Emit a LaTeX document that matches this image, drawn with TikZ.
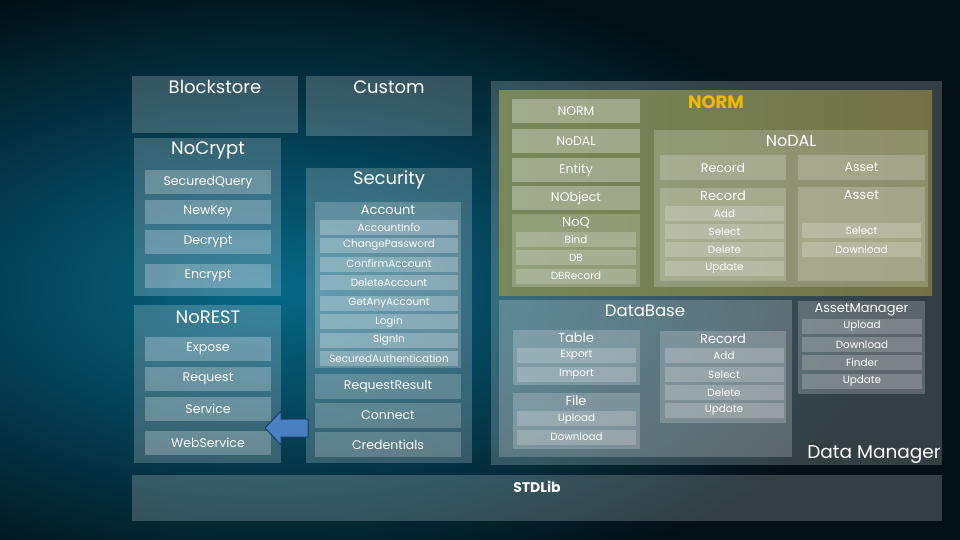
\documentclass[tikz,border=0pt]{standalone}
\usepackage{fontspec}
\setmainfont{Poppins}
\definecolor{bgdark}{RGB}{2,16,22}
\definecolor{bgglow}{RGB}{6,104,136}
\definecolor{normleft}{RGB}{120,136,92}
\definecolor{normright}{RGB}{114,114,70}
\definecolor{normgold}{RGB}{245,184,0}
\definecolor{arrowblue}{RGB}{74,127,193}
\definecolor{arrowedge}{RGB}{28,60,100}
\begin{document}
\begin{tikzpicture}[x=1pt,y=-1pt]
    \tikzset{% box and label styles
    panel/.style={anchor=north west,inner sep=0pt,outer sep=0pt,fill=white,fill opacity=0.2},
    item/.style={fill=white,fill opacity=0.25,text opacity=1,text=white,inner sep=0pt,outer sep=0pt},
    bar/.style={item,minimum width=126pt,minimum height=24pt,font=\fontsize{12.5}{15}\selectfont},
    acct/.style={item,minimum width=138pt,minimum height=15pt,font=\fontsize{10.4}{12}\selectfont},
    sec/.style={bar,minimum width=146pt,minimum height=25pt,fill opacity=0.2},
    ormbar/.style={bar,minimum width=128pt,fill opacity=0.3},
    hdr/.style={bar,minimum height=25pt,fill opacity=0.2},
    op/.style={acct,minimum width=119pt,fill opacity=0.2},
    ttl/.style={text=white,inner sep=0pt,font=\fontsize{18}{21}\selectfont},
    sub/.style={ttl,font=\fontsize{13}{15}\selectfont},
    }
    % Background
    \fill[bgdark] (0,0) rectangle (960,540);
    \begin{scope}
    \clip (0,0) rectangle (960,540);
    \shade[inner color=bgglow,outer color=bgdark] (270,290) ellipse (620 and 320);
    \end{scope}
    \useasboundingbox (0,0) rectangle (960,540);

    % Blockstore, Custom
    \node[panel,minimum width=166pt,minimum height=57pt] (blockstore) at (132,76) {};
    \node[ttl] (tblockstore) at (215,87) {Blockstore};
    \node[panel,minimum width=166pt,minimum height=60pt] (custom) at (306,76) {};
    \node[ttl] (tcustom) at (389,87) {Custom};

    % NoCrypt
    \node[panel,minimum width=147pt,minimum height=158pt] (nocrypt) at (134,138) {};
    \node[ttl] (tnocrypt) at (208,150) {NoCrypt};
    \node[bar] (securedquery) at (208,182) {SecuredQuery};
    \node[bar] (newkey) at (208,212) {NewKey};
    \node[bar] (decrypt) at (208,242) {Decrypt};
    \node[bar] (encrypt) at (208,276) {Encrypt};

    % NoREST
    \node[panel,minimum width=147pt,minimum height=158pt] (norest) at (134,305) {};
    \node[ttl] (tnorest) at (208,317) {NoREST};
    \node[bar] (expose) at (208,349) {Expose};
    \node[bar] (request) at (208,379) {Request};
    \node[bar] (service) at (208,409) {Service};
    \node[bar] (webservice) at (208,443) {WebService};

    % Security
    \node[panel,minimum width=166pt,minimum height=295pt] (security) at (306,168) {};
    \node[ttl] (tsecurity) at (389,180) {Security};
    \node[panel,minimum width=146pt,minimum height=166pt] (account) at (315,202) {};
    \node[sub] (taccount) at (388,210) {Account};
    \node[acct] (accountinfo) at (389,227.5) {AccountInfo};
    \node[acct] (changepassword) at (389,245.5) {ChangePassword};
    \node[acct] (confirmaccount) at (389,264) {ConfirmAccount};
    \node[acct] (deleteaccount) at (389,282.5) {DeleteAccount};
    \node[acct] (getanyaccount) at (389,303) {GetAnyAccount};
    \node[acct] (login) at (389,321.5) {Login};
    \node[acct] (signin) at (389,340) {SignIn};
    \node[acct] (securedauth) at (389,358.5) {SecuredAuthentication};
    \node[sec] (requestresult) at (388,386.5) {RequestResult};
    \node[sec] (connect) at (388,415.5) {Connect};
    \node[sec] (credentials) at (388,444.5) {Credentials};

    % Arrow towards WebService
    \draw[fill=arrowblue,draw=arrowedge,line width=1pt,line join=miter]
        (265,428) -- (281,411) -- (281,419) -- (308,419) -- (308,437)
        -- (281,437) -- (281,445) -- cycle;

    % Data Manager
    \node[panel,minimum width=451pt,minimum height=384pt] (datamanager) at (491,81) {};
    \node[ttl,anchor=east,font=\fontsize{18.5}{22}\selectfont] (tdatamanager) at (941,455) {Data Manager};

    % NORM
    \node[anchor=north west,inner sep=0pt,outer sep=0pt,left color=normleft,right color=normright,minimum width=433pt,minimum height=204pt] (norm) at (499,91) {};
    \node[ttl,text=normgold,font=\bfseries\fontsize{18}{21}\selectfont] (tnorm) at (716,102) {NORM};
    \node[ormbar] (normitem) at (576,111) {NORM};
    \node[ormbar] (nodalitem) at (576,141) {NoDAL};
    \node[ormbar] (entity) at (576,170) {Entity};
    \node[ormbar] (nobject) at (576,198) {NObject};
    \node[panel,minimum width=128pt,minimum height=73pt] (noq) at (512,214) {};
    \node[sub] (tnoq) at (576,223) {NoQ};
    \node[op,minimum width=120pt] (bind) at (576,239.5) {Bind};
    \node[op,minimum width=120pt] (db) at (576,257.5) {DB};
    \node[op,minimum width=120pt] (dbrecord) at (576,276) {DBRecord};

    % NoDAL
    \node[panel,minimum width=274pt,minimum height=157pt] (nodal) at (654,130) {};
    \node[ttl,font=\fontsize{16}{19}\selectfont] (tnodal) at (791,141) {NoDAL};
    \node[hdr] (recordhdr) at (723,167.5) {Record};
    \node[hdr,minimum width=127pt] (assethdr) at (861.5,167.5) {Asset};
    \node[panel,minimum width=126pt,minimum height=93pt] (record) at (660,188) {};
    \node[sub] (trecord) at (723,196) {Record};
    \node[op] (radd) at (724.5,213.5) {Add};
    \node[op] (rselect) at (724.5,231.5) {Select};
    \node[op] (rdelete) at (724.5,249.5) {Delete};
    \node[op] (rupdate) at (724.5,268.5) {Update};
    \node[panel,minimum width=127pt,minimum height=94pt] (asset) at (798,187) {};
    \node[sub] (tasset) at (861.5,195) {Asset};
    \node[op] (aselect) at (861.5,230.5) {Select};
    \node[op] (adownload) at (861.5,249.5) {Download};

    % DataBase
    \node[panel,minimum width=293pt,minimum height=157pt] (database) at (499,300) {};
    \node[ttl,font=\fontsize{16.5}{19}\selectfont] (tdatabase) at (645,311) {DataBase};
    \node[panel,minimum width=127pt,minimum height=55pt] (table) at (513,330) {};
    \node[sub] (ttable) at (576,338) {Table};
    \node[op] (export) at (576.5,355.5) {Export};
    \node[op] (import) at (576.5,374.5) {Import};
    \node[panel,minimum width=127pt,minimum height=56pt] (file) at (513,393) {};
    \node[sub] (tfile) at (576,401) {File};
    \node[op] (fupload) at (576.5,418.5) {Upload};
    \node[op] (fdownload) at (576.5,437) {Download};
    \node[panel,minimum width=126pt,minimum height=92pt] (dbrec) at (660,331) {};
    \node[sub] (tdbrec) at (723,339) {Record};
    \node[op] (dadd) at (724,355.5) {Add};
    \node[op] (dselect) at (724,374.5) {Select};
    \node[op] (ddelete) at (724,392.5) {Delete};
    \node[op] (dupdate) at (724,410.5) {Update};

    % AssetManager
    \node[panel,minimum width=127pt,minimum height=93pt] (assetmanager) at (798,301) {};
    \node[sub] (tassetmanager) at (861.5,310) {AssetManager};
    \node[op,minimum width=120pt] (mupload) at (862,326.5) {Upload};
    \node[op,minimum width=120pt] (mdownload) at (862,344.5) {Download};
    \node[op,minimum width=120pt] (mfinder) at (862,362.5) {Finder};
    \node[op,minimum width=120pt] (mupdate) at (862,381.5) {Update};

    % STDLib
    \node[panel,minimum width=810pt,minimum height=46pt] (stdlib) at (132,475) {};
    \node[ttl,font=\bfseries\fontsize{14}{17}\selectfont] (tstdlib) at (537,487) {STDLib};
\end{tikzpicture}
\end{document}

------------------------------

-- Task prompt --
Pictures are excluded: retype only the lines from the beginning of the listing above through the line with "(tcustom) at (389,87)", both included.

-- Right answer --
Emit a LaTeX document that matches this image, drawn with TikZ.
\documentclass[tikz,border=0pt]{standalone}
\usepackage{fontspec}
\setmainfont{Poppins}
\definecolor{bgdark}{RGB}{2,16,22}
\definecolor{bgglow}{RGB}{6,104,136}
\definecolor{normleft}{RGB}{120,136,92}
\definecolor{normright}{RGB}{114,114,70}
\definecolor{normgold}{RGB}{245,184,0}
\definecolor{arrowblue}{RGB}{74,127,193}
\definecolor{arrowedge}{RGB}{28,60,100}
\begin{document}
\begin{tikzpicture}[x=1pt,y=-1pt]
    \tikzset{% box and label styles
    panel/.style={anchor=north west,inner sep=0pt,outer sep=0pt,fill=white,fill opacity=0.2},
    item/.style={fill=white,fill opacity=0.25,text opacity=1,text=white,inner sep=0pt,outer sep=0pt},
    bar/.style={item,minimum width=126pt,minimum height=24pt,font=\fontsize{12.5}{15}\selectfont},
    acct/.style={item,minimum width=138pt,minimum height=15pt,font=\fontsize{10.4}{12}\selectfont},
    sec/.style={bar,minimum width=146pt,minimum height=25pt,fill opacity=0.2},
    ormbar/.style={bar,minimum width=128pt,fill opacity=0.3},
    hdr/.style={bar,minimum height=25pt,fill opacity=0.2},
    op/.style={acct,minimum width=119pt,fill opacity=0.2},
    ttl/.style={text=white,inner sep=0pt,font=\fontsize{18}{21}\selectfont},
    sub/.style={ttl,font=\fontsize{13}{15}\selectfont},
    }
    % Background
    \fill[bgdark] (0,0) rectangle (960,540);
    \begin{scope}
    \clip (0,0) rectangle (960,540);
    \shade[inner color=bgglow,outer color=bgdark] (270,290) ellipse (620 and 320);
    \end{scope}
    \useasboundingbox (0,0) rectangle (960,540);

    % Blockstore, Custom
    \node[panel,minimum width=166pt,minimum height=57pt] (blockstore) at (132,76) {};
    \node[ttl] (tblockstore) at (215,87) {Blockstore};
    \node[panel,minimum width=166pt,minimum height=60pt] (custom) at (306,76) {};
    \node[ttl] (tcustom) at (389,87) {Custom};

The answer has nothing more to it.